Bush’s ‘cruel joke’ may rock House today

The BJP attacks Prime Minister Manmohan Singh for his silence on Bush’s remarks and says that it would raise the issue in Parliament.

india Updated: May 05, 2008, 01:39 IST
HT Correspondent
HT Correspondent

Defence Minister AK Antony on Sunday said US President George W. Bush’s statement that the growing demand for foodgrains in India had led to the spiralling of global food prices was a “cruel joke”.

The BJP, too, attacked Prime Minister Manmohan Singh for his silence on Bush’s remarks and said that it would raise the issue in Parliament on Monday.

Anger over Bush’s statement continued unabated on Sunday with West Bengal Chief Minister Buddhadeb Bhattacherjee saying “he has gone out of his mind since his downfall is near”.

Antony, the first cabinet minister to speak out against Bush, said, “USA’s policies were also responsible for the foodgrain shortage. Those who criticise us shouldn’t set apart agriculture land for other purposes. The countries, including US, should rectify their mistakes.”

Bhattacherjee said, “It is preposterous for anyone to say that global food crisis, including that in America, is because of Indians. It is needless to say what the Indians get to eat or what they (Americans) eat. This only shows how he has lost his senses.”

Calling the PM’s “silence” shameful, BJP vice president MA Naqvi said, “Prime Minister Manmohan Singh is behaving like an officer on deputation. He has been a failure on domestic as well as foreign fronts. He has got only a few days left in office and at least he should now stand up to protect the country’s honour and dignity.” Naqvi said with these statements, Bush was trying to assume the role of a “bread inspector” from his earlier role of world's “bomb inspector.”

"America has no right to speak about what India eats.

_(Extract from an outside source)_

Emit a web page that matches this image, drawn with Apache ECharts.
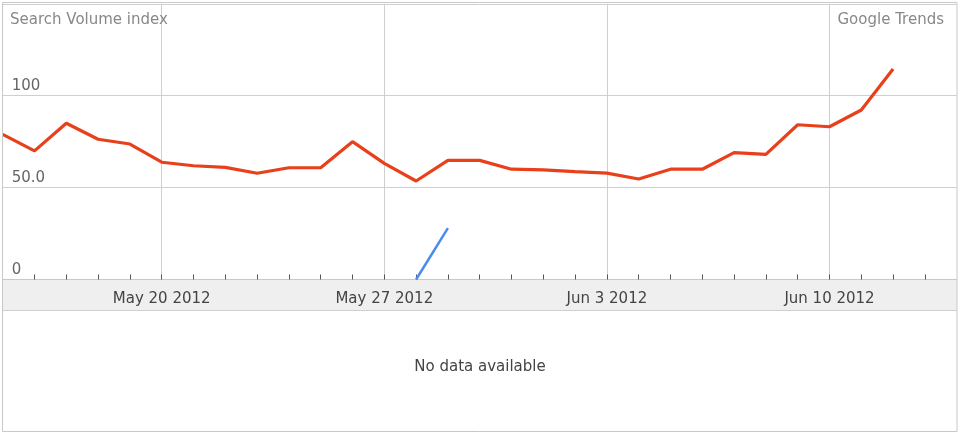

India will not accept such interference. The government should take serious note of US president's statement and give a strong reply."

Senior BJP leader Murli Manohar Joshi said Bush's statement was aimed at mounting pressure on India to accept the agricultural practices propounded by the country.

"Instead of agriculture, they have gone for agri-business. America's diversion of corn to produce ethanol and trading practices have resulted in acute food shortage," he said, adding that the major objective of the Western food policy was to keep a large number of countries dependent on them.

Joshi said the Centre has already appointed a board, with representatives from Monsanto and Wal-Mart in it, to implement the provisions of the agreement. "However, both multinational companies do not have any knowledge on the Indian agricultural sector," he said.

BJP president Rajnath Singh said, ""The interpretation (by Bush) is totally absurd. But it has been proved time and again that the moment the Congress party comes to power, the prices of all essential commodities start moving upwards."

CPI national deputy secretary Sudhakar Reddy said the reason for this food crisis was that the US had shifted from agricultural production to bio fuel he said and pointed out that 30 per cent of the foodgrains produced this year in the US were used for biofuel, up from 18 per cent in 2007.